--- Recorded data ---

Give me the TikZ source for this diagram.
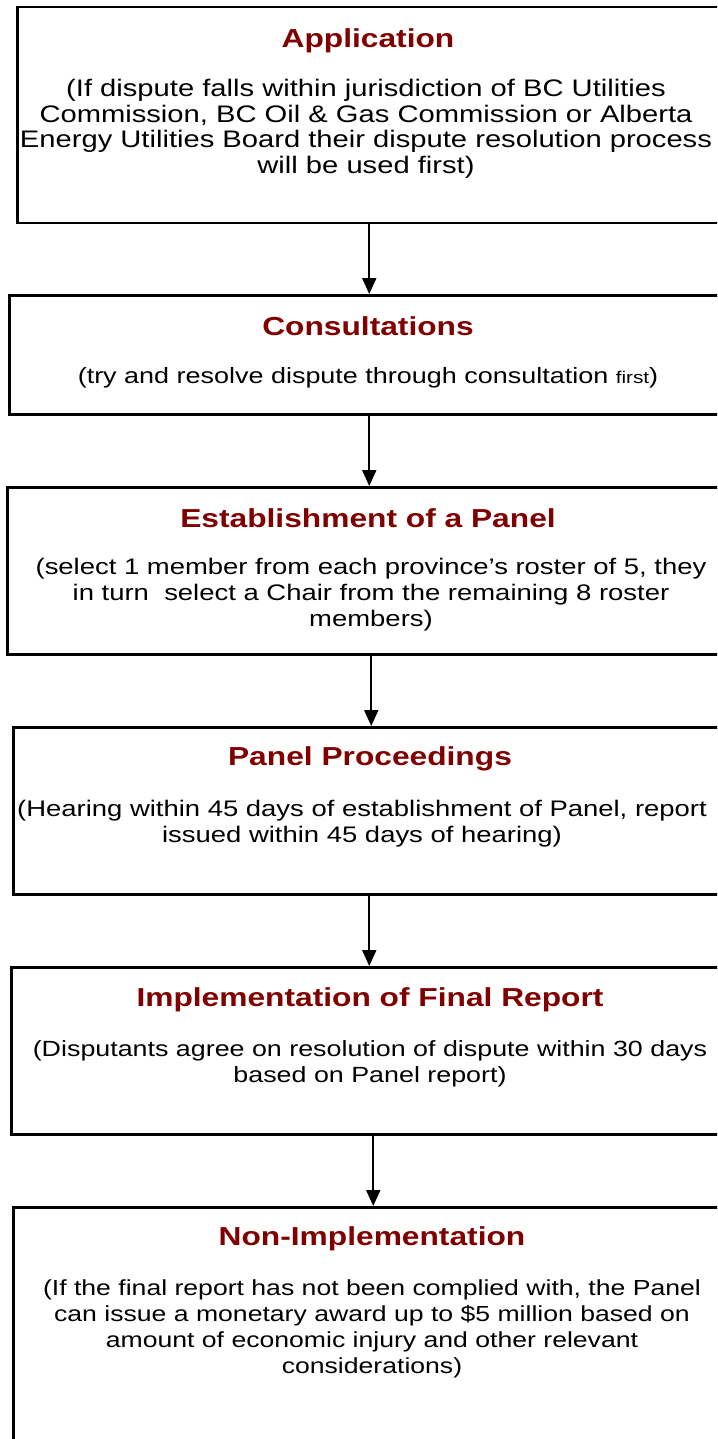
\documentclass[tikz,border=0pt]{standalone}
\usepackage{fontspec}
\setmainfont{Liberation Sans}[FakeStretch=1.22]
\usetikzlibrary{arrows.meta}
\definecolor{titlered}{RGB}{128,0,0}

\tikzset{
  box/.style={draw, line width=2.5pt, anchor=north west, inner sep=0pt},
  title/.style={font=\fontsize{26}{30}\selectfont\bfseries, text=titlered},
  body/.style={font=\fontsize{#1}{26}\selectfont, align=center},
  body/.default=22.5,
  arr/.style={-{Triangle[width=14pt,length=16pt]}, line width=2pt}
}

\begin{document}
\begin{tikzpicture}[x=1pt,y=-1pt]
      \useasboundingbox (0,0) rectangle (717,1439);
      \clip (0,0) rectangle (717,1439);
      % boxes
      \node[box, minimum width=704, minimum height=216] (app)  at (16,6) {};
      \node[box, minimum width=720, minimum height=119] (cons) at (8,294) {};
      \node[box, minimum width=728, minimum height=167] (est)  at (6,486) {};
      \node[box, minimum width=712, minimum height=167] (proc) at (12,726) {};
      \node[box, minimum width=724, minimum height=167] (impl) at (10,966) {};
      \node[box, minimum width=718, minimum height=260] (non)  at (12,1206) {};
      % titles
      \node[title] (appT)  at (368,41)   {Application};
      \node[title] (consT) at (368,326)  {Consultations};
      \node[title] (estT)  at (368,518)  {Establishment of a Panel};
      \node[title] (procT) at (370,759)  {Panel Proceedings};
      \node[title] (implT) at (370,1000) {Implementation of Final Report};
      \node[title] (nonT)  at (372,1239) {Non-Implementation};
      % texts
      \node[body, font=\fontsize{23.9}{25.6}\selectfont] (appB) at (366,129) {(If dispute falls within jurisdiction of BC Utilities\\
        Commission, BC Oil \& Gas Commission or Alberta\\
        Energy Utilities Board their dispute resolution process\\
        will be used first)};
      \node[body=22.1] (consB) at (368,378) {(try and resolve dispute through consultation {\fontsize{17}{20}\selectfont first})};
      \node[body] (estB) at (371,595) {(select 1 member from each province’s roster of 5, they\\
        in turn\ \ select a Chair from the remaining 8 roster\\
        members)};
      \node[body] (procB) at (362,824) {(Hearing within 45 days of establishment of Panel, report\\
        issued within 45 days of hearing)};
      \node[body=22] (implB) at (370,1064) {(Disputants agree on resolution of dispute within 30 days\\
        based on Panel report)};
      \node[body=21.8] (nonB) at (372,1329) {(If the final report has not been complied with, the Panel\\
        can issue a monetary award up to \$5 million based on\\
        amount of economic injury and other relevant\\
        considerations)};
      % arrows
      \draw[arr] (app.south)  -- (app.south |- cons.north);
      \draw[arr] (cons.south) -- (cons.south |- est.north);
      \draw[arr] (est.south)  -- (est.south |- proc.north);
      \draw[arr] (proc.south) -- (proc.south |- impl.north);
      \draw[arr] (impl.south) -- (impl.south |- non.north);
    \end{tikzpicture}
\end{document}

--- Task goal ---
Reproduce the data verbatim. Do not carry any picture into the copy.

--- Task answer ---
Give me the TikZ source for this diagram.
\documentclass[tikz,border=0pt]{standalone}
\usepackage{fontspec}
\setmainfont{Liberation Sans}[FakeStretch=1.22]
\usetikzlibrary{arrows.meta}
\definecolor{titlered}{RGB}{128,0,0}

\tikzset{
  box/.style={draw, line width=2.5pt, anchor=north west, inner sep=0pt},
  title/.style={font=\fontsize{26}{30}\selectfont\bfseries, text=titlered},
  body/.style={font=\fontsize{#1}{26}\selectfont, align=center},
  body/.default=22.5,
  arr/.style={-{Triangle[width=14pt,length=16pt]}, line width=2pt}
}

\begin{document}
\begin{tikzpicture}[x=1pt,y=-1pt]
      \useasboundingbox (0,0) rectangle (717,1439);
      \clip (0,0) rectangle (717,1439);
      % boxes
      \node[box, minimum width=704, minimum height=216] (app)  at (16,6) {};
      \node[box, minimum width=720, minimum height=119] (cons) at (8,294) {};
      \node[box, minimum width=728, minimum height=167] (est)  at (6,486) {};
      \node[box, minimum width=712, minimum height=167] (proc) at (12,726) {};
      \node[box, minimum width=724, minimum height=167] (impl) at (10,966) {};
      \node[box, minimum width=718, minimum height=260] (non)  at (12,1206) {};
      % titles
      \node[title] (appT)  at (368,41)   {Application};
      \node[title] (consT) at (368,326)  {Consultations};
      \node[title] (estT)  at (368,518)  {Establishment of a Panel};
      \node[title] (procT) at (370,759)  {Panel Proceedings};
      \node[title] (implT) at (370,1000) {Implementation of Final Report};
      \node[title] (nonT)  at (372,1239) {Non-Implementation};
      % texts
      \node[body, font=\fontsize{23.9}{25.6}\selectfont] (appB) at (366,129) {(If dispute falls within jurisdiction of BC Utilities\\
        Commission, BC Oil \& Gas Commission or Alberta\\
        Energy Utilities Board their dispute resolution process\\
        will be used first)};
      \node[body=22.1] (consB) at (368,378) {(try and resolve dispute through consultation {\fontsize{17}{20}\selectfont first})};
      \node[body] (estB) at (371,595) {(select 1 member from each province’s roster of 5, they\\
        in turn\ \ select a Chair from the remaining 8 roster\\
        members)};
      \node[body] (procB) at (362,824) {(Hearing within 45 days of establishment of Panel, report\\
        issued within 45 days of hearing)};
      \node[body=22] (implB) at (370,1064) {(Disputants agree on resolution of dispute within 30 days\\
        based on Panel report)};
      \node[body=21.8] (nonB) at (372,1329) {(If the final report has not been complied with, the Panel\\
        can issue a monetary award up to \$5 million based on\\
        amount of economic injury and other relevant\\
        considerations)};
      % arrows
      \draw[arr] (app.south)  -- (app.south |- cons.north);
      \draw[arr] (cons.south) -- (cons.south |- est.north);
      \draw[arr] (est.south)  -- (est.south |- proc.north);
      \draw[arr] (proc.south) -- (proc.south |- impl.north);
      \draw[arr] (impl.south) -- (impl.south |- non.north);
    \end{tikzpicture}
\end{document}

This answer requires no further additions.